**Stored rows:**

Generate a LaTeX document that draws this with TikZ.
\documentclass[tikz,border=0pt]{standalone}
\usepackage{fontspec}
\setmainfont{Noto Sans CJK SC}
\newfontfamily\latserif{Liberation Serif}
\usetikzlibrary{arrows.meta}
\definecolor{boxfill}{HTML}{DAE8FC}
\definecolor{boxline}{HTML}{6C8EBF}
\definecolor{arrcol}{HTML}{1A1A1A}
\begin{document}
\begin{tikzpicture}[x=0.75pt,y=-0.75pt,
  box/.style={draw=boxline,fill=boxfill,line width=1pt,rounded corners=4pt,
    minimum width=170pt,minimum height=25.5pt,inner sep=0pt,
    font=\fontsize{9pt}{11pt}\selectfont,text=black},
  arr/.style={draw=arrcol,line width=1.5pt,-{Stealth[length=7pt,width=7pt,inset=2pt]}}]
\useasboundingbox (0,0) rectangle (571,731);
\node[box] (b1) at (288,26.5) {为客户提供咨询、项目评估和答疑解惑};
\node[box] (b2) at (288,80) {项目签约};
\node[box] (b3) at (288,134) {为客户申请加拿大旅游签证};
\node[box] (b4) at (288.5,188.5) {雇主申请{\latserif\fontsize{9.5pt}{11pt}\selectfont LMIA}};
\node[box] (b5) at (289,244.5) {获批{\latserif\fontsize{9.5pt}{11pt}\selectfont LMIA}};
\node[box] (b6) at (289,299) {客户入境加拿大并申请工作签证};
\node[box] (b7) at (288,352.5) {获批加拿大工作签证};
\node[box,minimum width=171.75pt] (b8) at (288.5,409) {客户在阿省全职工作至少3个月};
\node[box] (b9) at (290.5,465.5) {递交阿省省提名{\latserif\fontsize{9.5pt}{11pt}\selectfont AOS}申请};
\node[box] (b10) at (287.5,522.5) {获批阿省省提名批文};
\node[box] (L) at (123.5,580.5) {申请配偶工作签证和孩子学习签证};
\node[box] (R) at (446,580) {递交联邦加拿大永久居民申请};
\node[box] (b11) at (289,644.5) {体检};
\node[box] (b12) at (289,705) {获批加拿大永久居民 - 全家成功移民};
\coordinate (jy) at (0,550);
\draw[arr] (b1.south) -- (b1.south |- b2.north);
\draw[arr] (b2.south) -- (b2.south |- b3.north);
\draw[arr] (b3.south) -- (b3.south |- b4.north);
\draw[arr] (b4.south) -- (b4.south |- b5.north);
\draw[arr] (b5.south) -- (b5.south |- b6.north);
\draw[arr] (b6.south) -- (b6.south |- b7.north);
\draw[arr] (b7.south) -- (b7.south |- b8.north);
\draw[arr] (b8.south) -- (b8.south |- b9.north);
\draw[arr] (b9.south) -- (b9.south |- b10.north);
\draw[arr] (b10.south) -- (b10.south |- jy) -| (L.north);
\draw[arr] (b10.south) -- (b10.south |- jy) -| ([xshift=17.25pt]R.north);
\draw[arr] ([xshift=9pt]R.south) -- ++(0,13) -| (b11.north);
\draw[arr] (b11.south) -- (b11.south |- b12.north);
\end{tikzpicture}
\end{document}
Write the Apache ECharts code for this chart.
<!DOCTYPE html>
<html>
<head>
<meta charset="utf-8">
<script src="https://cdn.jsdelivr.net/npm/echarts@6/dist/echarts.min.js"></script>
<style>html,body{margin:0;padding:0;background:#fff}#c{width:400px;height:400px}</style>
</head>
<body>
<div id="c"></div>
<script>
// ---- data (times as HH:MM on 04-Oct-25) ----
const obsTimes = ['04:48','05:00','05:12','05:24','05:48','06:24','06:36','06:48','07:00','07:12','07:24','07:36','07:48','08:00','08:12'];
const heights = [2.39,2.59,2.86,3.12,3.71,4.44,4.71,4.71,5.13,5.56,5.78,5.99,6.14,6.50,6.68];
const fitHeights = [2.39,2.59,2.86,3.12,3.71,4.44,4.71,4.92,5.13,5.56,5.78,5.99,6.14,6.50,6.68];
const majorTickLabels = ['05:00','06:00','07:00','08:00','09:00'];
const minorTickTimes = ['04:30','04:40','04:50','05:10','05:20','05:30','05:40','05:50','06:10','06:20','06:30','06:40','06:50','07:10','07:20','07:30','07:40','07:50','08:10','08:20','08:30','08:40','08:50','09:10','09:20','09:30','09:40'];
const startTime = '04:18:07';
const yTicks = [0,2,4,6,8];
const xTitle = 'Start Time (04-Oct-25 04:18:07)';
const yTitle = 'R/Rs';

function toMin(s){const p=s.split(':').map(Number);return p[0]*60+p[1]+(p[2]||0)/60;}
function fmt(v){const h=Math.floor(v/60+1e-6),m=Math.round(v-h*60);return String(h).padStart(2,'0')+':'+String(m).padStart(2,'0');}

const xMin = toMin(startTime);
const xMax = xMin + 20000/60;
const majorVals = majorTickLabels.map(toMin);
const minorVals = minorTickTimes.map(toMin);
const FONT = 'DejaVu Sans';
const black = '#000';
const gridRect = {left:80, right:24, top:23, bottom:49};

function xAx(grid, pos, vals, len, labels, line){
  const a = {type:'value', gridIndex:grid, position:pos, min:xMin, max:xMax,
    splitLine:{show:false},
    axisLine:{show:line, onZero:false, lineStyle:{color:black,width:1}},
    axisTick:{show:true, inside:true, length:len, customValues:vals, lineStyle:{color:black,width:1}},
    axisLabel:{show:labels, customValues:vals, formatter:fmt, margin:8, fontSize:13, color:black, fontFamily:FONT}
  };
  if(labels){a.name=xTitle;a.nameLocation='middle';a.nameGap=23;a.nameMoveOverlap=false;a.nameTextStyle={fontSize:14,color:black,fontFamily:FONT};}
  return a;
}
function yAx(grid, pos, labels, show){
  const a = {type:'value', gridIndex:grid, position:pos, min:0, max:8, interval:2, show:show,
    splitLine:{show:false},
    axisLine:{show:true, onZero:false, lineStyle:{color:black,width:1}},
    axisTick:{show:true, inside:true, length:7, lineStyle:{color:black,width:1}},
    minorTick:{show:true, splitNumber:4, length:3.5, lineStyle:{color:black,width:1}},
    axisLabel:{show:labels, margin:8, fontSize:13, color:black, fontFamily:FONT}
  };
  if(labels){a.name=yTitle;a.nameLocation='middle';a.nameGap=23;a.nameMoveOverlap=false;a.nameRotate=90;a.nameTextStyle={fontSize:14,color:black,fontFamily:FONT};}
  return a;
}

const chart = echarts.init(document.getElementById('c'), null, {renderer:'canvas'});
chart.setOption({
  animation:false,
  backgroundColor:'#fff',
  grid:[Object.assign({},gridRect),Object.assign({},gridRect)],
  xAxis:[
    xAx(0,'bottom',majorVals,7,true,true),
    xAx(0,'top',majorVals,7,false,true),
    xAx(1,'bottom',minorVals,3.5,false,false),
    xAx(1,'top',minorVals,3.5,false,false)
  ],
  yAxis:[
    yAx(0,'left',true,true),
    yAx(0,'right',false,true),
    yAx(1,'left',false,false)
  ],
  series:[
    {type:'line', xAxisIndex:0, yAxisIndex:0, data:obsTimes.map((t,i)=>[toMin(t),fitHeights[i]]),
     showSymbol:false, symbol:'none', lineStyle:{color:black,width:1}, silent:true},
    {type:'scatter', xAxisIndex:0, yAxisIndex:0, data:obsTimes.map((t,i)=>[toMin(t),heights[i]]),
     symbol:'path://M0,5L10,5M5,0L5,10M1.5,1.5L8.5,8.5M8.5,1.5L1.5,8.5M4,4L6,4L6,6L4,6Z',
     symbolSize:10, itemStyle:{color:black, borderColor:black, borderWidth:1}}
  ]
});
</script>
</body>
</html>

...

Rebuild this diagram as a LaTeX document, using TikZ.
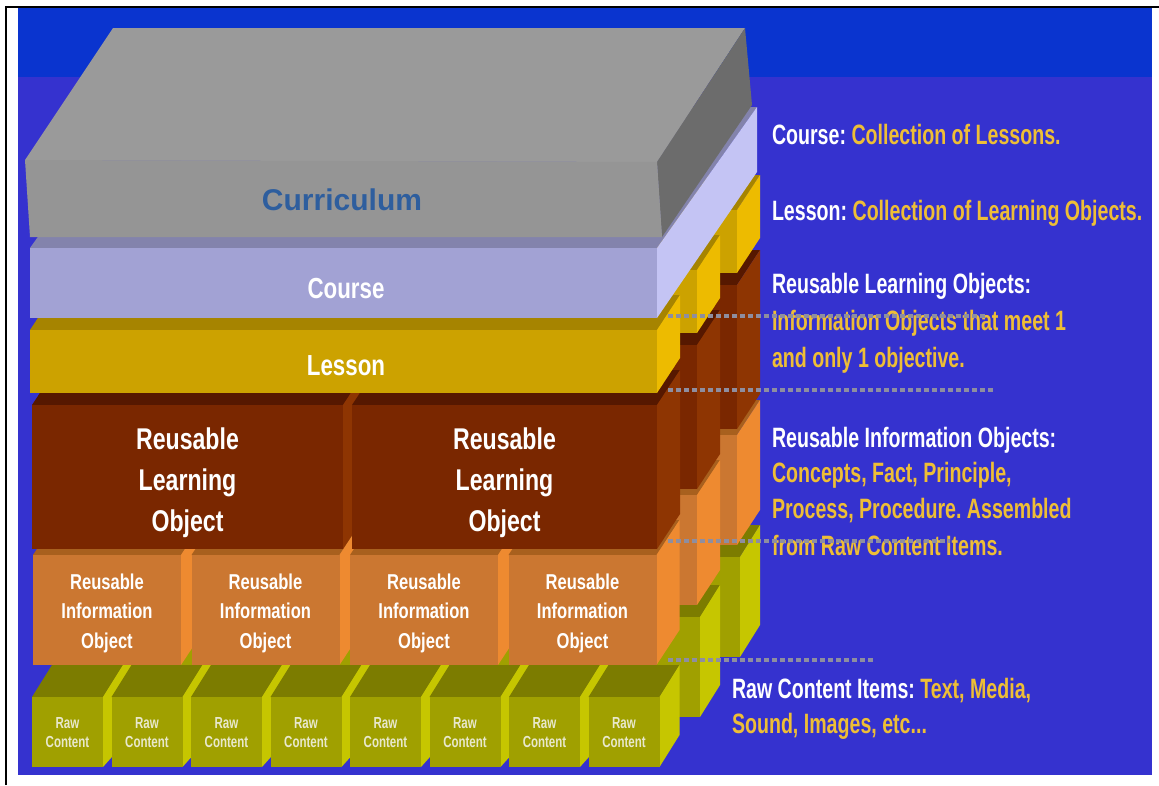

* * *

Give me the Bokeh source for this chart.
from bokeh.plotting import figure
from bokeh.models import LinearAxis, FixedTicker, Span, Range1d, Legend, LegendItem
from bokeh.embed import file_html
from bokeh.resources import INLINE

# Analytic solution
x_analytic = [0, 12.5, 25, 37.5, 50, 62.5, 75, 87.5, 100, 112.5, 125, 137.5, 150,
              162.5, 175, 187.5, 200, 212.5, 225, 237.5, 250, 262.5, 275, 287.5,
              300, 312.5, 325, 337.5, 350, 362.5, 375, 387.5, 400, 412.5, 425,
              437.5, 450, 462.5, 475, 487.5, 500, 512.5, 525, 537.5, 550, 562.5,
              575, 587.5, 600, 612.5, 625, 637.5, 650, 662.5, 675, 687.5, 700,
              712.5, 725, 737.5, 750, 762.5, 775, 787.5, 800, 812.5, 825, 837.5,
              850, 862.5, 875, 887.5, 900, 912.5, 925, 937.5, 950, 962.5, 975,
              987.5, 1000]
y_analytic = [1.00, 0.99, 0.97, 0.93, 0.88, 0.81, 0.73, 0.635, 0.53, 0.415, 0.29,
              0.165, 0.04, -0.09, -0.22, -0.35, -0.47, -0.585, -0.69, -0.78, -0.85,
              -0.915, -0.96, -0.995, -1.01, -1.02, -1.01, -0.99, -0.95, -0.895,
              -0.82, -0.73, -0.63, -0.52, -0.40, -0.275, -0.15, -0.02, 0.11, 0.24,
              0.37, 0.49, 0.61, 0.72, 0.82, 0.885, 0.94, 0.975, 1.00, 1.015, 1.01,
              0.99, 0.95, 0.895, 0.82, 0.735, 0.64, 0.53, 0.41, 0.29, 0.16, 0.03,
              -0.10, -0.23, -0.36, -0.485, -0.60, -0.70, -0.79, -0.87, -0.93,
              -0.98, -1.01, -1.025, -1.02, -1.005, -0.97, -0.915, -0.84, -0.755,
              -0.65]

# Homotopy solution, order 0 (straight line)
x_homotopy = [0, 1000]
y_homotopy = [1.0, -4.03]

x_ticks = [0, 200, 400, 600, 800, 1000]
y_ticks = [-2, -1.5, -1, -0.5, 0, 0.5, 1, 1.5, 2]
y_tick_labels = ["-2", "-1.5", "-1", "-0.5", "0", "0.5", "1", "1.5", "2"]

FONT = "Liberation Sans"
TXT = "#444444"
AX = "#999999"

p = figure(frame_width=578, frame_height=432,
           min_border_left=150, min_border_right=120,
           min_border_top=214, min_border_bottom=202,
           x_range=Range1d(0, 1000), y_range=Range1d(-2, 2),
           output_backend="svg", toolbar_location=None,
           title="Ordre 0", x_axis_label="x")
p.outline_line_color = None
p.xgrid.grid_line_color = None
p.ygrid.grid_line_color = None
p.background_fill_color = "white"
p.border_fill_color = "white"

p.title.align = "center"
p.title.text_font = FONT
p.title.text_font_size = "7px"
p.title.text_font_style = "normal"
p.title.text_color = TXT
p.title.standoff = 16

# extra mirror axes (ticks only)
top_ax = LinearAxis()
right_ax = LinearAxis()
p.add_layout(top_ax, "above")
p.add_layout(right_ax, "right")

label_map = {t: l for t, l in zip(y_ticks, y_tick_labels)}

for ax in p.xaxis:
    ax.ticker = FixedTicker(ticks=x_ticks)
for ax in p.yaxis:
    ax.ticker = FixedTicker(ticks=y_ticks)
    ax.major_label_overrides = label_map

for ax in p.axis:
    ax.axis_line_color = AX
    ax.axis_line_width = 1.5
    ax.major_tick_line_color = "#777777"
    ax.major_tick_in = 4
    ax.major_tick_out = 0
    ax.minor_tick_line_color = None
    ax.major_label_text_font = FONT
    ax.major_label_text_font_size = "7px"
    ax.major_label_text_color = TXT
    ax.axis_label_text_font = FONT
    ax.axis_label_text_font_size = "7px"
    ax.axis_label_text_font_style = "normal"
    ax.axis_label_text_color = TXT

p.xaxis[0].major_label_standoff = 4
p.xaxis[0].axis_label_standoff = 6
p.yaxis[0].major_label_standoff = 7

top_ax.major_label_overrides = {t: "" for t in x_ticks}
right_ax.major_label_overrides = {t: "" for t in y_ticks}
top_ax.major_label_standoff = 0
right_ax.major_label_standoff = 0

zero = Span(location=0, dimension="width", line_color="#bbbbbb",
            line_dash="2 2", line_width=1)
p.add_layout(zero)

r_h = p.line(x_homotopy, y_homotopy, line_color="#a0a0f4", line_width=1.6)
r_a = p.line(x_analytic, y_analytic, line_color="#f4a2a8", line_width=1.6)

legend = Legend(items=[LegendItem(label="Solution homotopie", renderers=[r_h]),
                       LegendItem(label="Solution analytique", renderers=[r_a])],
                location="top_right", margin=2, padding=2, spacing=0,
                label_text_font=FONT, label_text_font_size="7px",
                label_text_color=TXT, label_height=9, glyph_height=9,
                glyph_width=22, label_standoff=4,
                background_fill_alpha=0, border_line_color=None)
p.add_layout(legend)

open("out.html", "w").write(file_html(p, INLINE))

**Challenge:** From the line containing "Give me the Bokeh source for this chart." down to the line containing "from bokeh.resources import INLINE" in the material above, reproduce every line exactly, including the two end lines.

**Reply:**
Give me the Bokeh source for this chart.
from bokeh.plotting import figure
from bokeh.models import LinearAxis, FixedTicker, Span, Range1d, Legend, LegendItem
from bokeh.embed import file_html
from bokeh.resources import INLINE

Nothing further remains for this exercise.